EXERCISE INSTRUCTIONS:
Can you set down, exactly as they appear below, the lines from the opening of the material through the one bearing "const H = 582;", minus the pictures?

INFORMATION PROVIDED:
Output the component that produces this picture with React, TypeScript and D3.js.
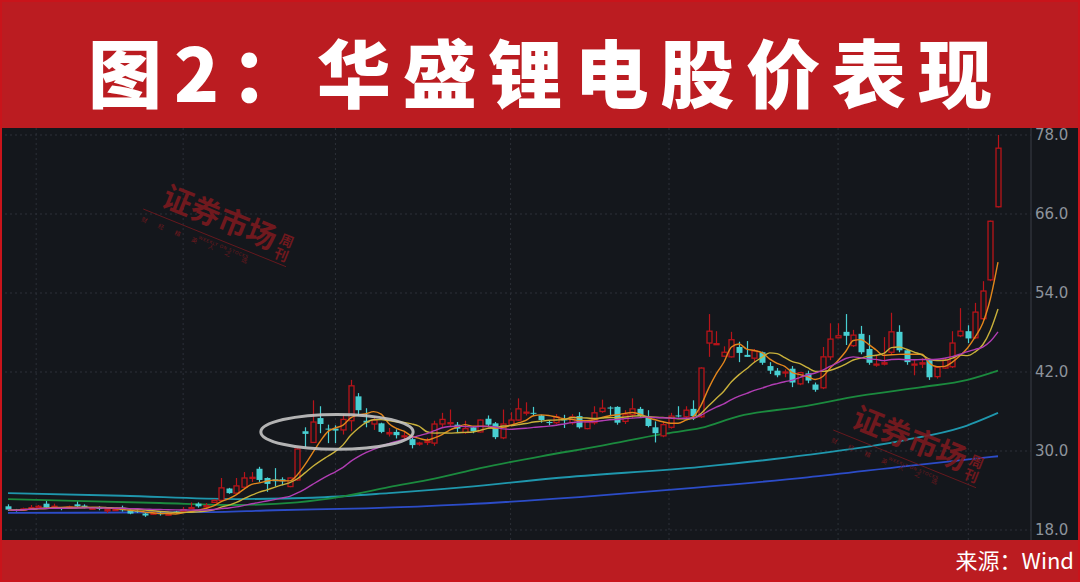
import { useEffect, useRef } from "react";
import * as d3 from "d3";

const W = 1080;
const H = 582;

// daily candles, left to right
const opens = [
  21.6, 21.1, 21.0, 21.3, 21.4, 22.0, 21.4, 21.4, 21.3, 21.9,
  21.7, 21.2, 21.5, 20.9, 21.0, 21.4, 21.0, 20.9, 20.5, 20.4,
  20.6, 20.3, 20.8, 20.8, 21.3, 22.0, 21.5, 22.2, 22.5, 24.3,
  23.6, 24.5, 25.9, 27.3, 25.9, 25.7, 25.7, 24.6, 25.6, 33.0,
  31.3, 35.0, 33.4, 33.4, 33.2, 34.6, 38.3, 34.6, 34.1, 34.2,
  32.6, 32.9, 32.2, 31.8, 31.1, 31.3, 31.2, 34.1, 34.2, 34.0,
  32.8, 33.6, 32.9, 34.9, 34.2, 32.0, 33.9, 34.7, 35.8, 35.8,
  35.4, 34.4, 34.3, 34.8, 34.3, 35.3, 33.4, 34.3, 36.0, 36.6,
  36.7, 34.5, 35.5, 36.4, 35.2, 33.6, 32.3, 33.6, 35.4, 35.2,
  36.4, 35.2, 46.4, 46.2, 44.4, 44.3, 45.8, 44.6, 44.1, 45.0,
  42.9, 42.2, 41.9, 42.5, 40.2, 41.8, 40.1, 39.6, 44.3, 47.2,
  48.1, 46.0, 47.8, 45.5, 43.1, 43.2, 45.0, 48.1, 45.3, 43.1,
  43.2, 43.8, 41.3, 42.6, 42.8, 47.5, 48.2, 47.2, 50.1, 56.0,
  67.1,
];
const highs = [
  21.9, 21.2, 21.4, 21.8, 21.8, 22.4, 22.0, 21.5, 21.7, 22.3,
  21.9, 21.5, 21.6, 21.2, 21.3, 21.7, 21.1, 21.0, 20.6, 20.8,
  20.8, 20.6, 20.9, 21.5, 22.2, 22.2, 22.1, 22.7, 25.9, 24.4,
  25.9, 26.8, 26.8, 27.6, 26.0, 27.4, 26.0, 26.0, 30.5, 33.6,
  37.7, 36.8, 34.0, 33.9, 35.6, 40.8, 38.8, 36.5, 35.3, 34.3,
  33.5, 33.3, 33.0, 32.1, 31.4, 32.0, 34.6, 35.8, 36.3, 34.4,
  34.6, 33.7, 34.8, 35.4, 34.4, 36.3, 35.9, 38.0, 37.4, 36.7,
  35.5, 34.7, 35.6, 35.5, 35.6, 35.9, 34.6, 36.8, 37.8, 36.8,
  36.8, 36.2, 38.0, 36.7, 36.2, 34.5, 34.5, 35.8, 36.8, 36.8,
  37.7, 42.7, 50.8, 48.2, 45.9, 48.1, 46.6, 46.7, 45.5, 45.1,
  43.5, 42.6, 42.4, 42.9, 42.0, 42.2, 40.4, 45.8, 49.4, 49.4,
  50.8, 48.4, 49.0, 47.6, 44.6, 47.3, 51.0, 49.1, 45.5, 43.8,
  44.1, 44.0, 42.8, 44.1, 48.2, 51.7, 49.1, 52.5, 55.8, 65.0,
  78.0,
];
const lows = [
  20.9, 20.8, 20.9, 21.2, 21.3, 21.3, 21.3, 21.0, 21.2, 21.5,
  21.3, 21.1, 21.0, 20.6, 20.9, 20.8, 20.4, 20.6, 20.0, 20.3,
  20.2, 20.2, 20.5, 20.7, 21.2, 21.4, 21.4, 22.1, 22.4, 23.5,
  23.5, 24.4, 25.3, 25.3, 23.8, 24.6, 24.8, 24.5, 25.5, 30.6,
  31.3, 32.7, 31.2, 31.2, 32.5, 33.0, 35.5, 33.6, 33.2, 32.7,
  32.2, 31.9, 31.7, 30.4, 30.8, 30.9, 30.8, 33.6, 33.8, 32.8,
  32.6, 32.7, 32.8, 33.6, 31.8, 31.8, 33.7, 34.6, 35.4, 35.4,
  34.3, 33.9, 34.1, 33.5, 34.0, 33.4, 33.3, 34.0, 35.8, 35.3,
  34.0, 34.1, 35.0, 35.2, 33.6, 31.3, 32.1, 33.4, 35.1, 35.0,
  34.7, 35.0, 44.3, 46.1, 44.3, 44.2, 43.5, 44.3, 43.4, 43.1,
  41.7, 41.2, 41.2, 39.7, 40.0, 40.3, 39.0, 39.4, 43.8, 47.2,
  46.1, 45.8, 44.7, 43.1, 42.8, 43.0, 44.6, 45.0, 43.1, 41.5,
  42.6, 40.8, 41.0, 42.5, 42.6, 47.3, 46.4, 47.0, 49.9, 55.8,
  67.0,
];
const closes = [
  21.1, 20.9, 21.2, 21.4, 21.6, 21.4, 21.6, 21.2, 21.5, 21.6,
  21.5, 21.3, 21.2, 21.1, 21.1, 21.0, 20.5, 20.8, 20.2, 20.6,
  20.4, 20.4, 20.6, 21.1, 21.4, 21.6, 21.7, 22.5, 24.4, 23.6,
  24.7, 25.9, 26.0, 25.6, 25.0, 25.4, 25.4, 25.9, 30.3, 32.6,
  34.4, 34.1, 33.3, 33.1, 34.8, 39.9, 36.2, 34.3, 34.7, 32.9,
  32.8, 32.4, 32.3, 30.9, 31.2, 31.5, 34.1, 34.8, 34.3, 33.4,
  33.4, 33.0, 34.7, 34.0, 32.1, 34.1, 34.7, 36.4, 35.9, 35.7,
  34.7, 34.3, 35.2, 34.7, 35.2, 33.6, 34.4, 35.8, 36.5, 36.5,
  34.3, 35.5, 36.4, 35.3, 33.8, 32.7, 34.0, 35.3, 35.3, 36.2,
  35.3, 42.6, 48.2, 46.3, 45.0, 46.9, 44.9, 44.3, 45.2, 43.4,
  42.2, 41.5, 42.0, 40.4, 41.9, 40.7, 39.3, 44.3, 47.0, 47.5,
  47.5, 47.6, 45.0, 43.4, 43.2, 43.4, 48.1, 45.3, 43.5, 43.2,
  43.4, 41.2, 42.7, 43.8, 46.4, 48.2, 47.1, 51.1, 54.3, 64.9,
  76.0,
];

// long moving averages: [candle index, price]
const ma60 = [
  [0, 22.7], [10, 22.4], [20, 22.1], [30, 21.8], [38, 22.2], [44, 23.1],
  [50, 24.5], [56, 25.8], [62, 27.4], [70, 29.2], [78, 30.8], [86, 32.6],
  [91, 33.5], [96, 35.3], [104, 36.7], [112, 38.4], [120, 39.7], [126, 40.8],
  [130, 42.2],
];
const ma120 = [
  [0, 23.6], [15, 23.2], [30, 22.7], [40, 22.9], [50, 23.6], [60, 24.5],
  [72, 25.9], [91, 27.6], [105, 29.4], [118, 31.7], [125, 33.5], [130, 35.8],
];
const ma250 = [
  [0, 20.6], [25, 20.7], [35, 21.0], [47, 21.3], [60, 21.9], [75, 23.0],
  [90, 24.4], [105, 26.0], [118, 27.7], [130, 29.2],
];

const shortMA = [5, 10, 20];
const yTicks = [18, 30, 42, 54, 66, 78];
const gridIdx = [3.7, 23, 43, 66, 86.8, 109, 126.1];

// circled area: centre (candle index, price) and half extents
const ring = { i: 43.2, p: 32.9, di: 10, dp: 2.65 };

const TITLE = "图2：华盛锂电股价表现";
const SOURCE = "来源：Wind";

const RED_BAND = "#bb1c21";
const BG = "#14171c";
const UP = "#b8141a";
const DOWN = "#48cfd2";
const MA_COLORS = ["#e3861c", "#c9b13b", "#b13db3"];
const WM = "#7a1a1f";

export default function App() {
  const svgRef = useRef<SVGSVGElement>(null);

  useEffect(() => {
    document.body.style.margin = "0";
    const svg = d3.select(svgRef.current);
    svg.selectAll("*").remove();

    const x = d3.scaleLinear().domain([0, 130]).range([8, 998]);
    const y = d3.scaleLinear().domain([18, 78]).range([530, 135]);

    // bands
    svg.append("rect").attr("width", W).attr("height", H).attr("fill", BG);
    svg.append("rect").attr("width", W).attr("height", 128).attr("fill", RED_BAND);
    svg.append("rect").attr("y", 540).attr("width", W).attr("height", 42).attr("fill", RED_BAND);

    const plot = svg.append("g");

    // grid
    plot.selectAll(".hg").data(yTicks).join("line")
      .attr("x1", 0).attr("x2", 1031)
      .attr("y1", (d) => y(d)).attr("y2", (d) => y(d))
      .attr("stroke", "#2c3038").attr("stroke-dasharray", "2,3");
    plot.selectAll(".vg").data(gridIdx).join("line")
      .attr("x1", (d) => x(d)).attr("x2", (d) => x(d))
      .attr("y1", 128).attr("y2", 540)
      .attr("stroke", "#2c3038").attr("stroke-dasharray", "2,3");
    plot.append("line").attr("x1", 1031).attr("x2", 1031).attr("y1", 128).attr("y2", 540)
      .attr("stroke", "#3a3f47");

    // watermarks
    const wm = (ox: number, oy: number) => {
      const g = svg.append("g").attr("transform", `translate(${ox},${oy}) rotate(22)`)
        .attr("fill", WM).attr("opacity", 0.9)
        .style("font-family", "'Noto Sans CJK SC'");
      g.append("text").attr("font-size", 30).attr("font-weight", 700)
        .attr("letter-spacing", 0).text("证券市场");
      g.append("text").attr("x", 124).attr("y", -9).attr("font-size", 14).attr("font-weight", 700).text("周");
      g.append("text").attr("x", 124).attr("y", 6).attr("font-size", 14).attr("font-weight", 700).text("刊");
      g.append("line").attr("x1", -14).attr("x2", 140).attr("y1", 10).attr("y2", 10)
        .attr("stroke", WM).attr("stroke-width", 0.8);
      g.append("text").attr("x", -12).attr("y", 22).attr("font-size", 6).attr("letter-spacing", 12)
        .text("财经精英人之选");
      g.append("text").attr("x", 48).attr("y", 17).attr("font-size", 4.5).attr("letter-spacing", 0.5)
        .style("font-family", "'DejaVu Sans'").text("WEEKLY ON STOCKS");
    };
    wm(160, 205);
    wm(850, 426);

    // long moving averages
    const pairLine = d3.line<number[]>().x((d) => x(d[0])).y((d) => y(d[1])).curve(d3.curveMonotoneX);
    [[ma250, "#2c4cc8"], [ma120, "#1f97ad"], [ma60, "#1b8a3e"]].forEach(([data, color]) => {
      plot.append("path").datum(data as number[][]).attr("d", pairLine)
        .attr("fill", "none").attr("stroke", color as string).attr("stroke-width", 1.8);
    });

    // candles
    const bw = 5;
    closes.forEach((c, i) => {
      const o = opens[i];
      const cx = Math.round(x(i)) + 0.5;
      const up = c >= o;
      const top = y(Math.max(o, c));
      const bot = y(Math.min(o, c));
      const bh = Math.max(bot - top, 1);
      const color = up ? UP : DOWN;
      if (up) {
        plot.append("line").attr("x1", cx).attr("x2", cx).attr("y1", y(highs[i])).attr("y2", top)
          .attr("stroke", color).attr("stroke-width", 1.2);
        plot.append("line").attr("x1", cx).attr("x2", cx).attr("y1", top + bh).attr("y2", y(lows[i]))
          .attr("stroke", color).attr("stroke-width", 1.2);
        plot.append("rect").attr("x", cx - bw / 2).attr("y", top).attr("width", bw).attr("height", bh)
          .attr("fill", BG).attr("stroke", color).attr("stroke-width", 1.3);
      } else {
        plot.append("line").attr("x1", cx).attr("x2", cx).attr("y1", y(highs[i])).attr("y2", y(lows[i]))
          .attr("stroke", color).attr("stroke-width", 1.2);
        plot.append("rect").attr("x", cx - bw / 2 - 0.5).attr("y", top).attr("width", bw + 1).attr("height", bh)
          .attr("fill", color);
      }
    });

    // short moving averages from closes
    shortMA.forEach((n, k) => {
      const vals = closes.map((_, i) => {
        const s = closes.slice(Math.max(0, i - n + 1), i + 1);
        return d3.mean(s) as number;
      });
      const line = d3.line<number>().x((_, i) => x(i)).y((d) => y(d)).curve(d3.curveMonotoneX);
      plot.append("path").datum(vals).attr("d", line)
        .attr("fill", "none").attr("stroke", MA_COLORS[k]).attr("stroke-width", 1.4);
    });

    // ring annotation
    plot.append("ellipse")
      .attr("cx", x(ring.i)).attr("cy", y(ring.p))
      .attr("rx", x(ring.i + ring.di) - x(ring.i))
      .attr("ry", y(ring.p - ring.dp) - y(ring.p))
      .attr("fill", "none").attr("stroke", "#c4c4c4").attr("stroke-width", 3).attr("opacity", 0.9);

    // right axis
    const axis = svg.append("g").attr("transform", "translate(1031,0)")
      .call(d3.axisRight(y).tickValues(yTicks).tickSize(0).tickPadding(4).tickFormat(d3.format(".1f")));
    axis.select(".domain").remove();
    axis.selectAll(".tick text").attr("fill", "#8d939b").attr("font-size", 15)
      .attr("font-family", "'DejaVu Sans'");

    // titles
    svg.append("text").attr("x", 88).attr("y", 102)
      .attr("textLength", 904).attr("lengthAdjust", "spacing")
      .attr("fill", "#fff").attr("font-size", 74).attr("font-weight", 900)
      .attr("font-family", "'Noto Sans CJK SC'").text(TITLE);
    svg.append("text").attr("x", 1074).attr("y", 569).attr("text-anchor", "end")
      .attr("fill", "#fff").attr("font-size", 22)
      .attr("font-family", "'Noto Sans CJK SC'").text(SOURCE);

    // frame
    svg.append("rect").attr("x", 1).attr("y", 1).attr("width", W - 2).attr("height", H - 2)
      .attr("fill", "none").attr("stroke", "#c9141b").attr("stroke-width", 2);
  }, []);

  return (
    <div style={{ position: "absolute", left: 0, top: 0 }}>
      <svg ref={svgRef} width={W} height={H} style={{ display: "block" }} />
    </div>
  );
}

SOLUTION TO THIS EXERCISE:
Output the component that produces this picture with React, TypeScript and D3.js.
import { useEffect, useRef } from "react";
import * as d3 from "d3";

const W = 1080;
const H = 582;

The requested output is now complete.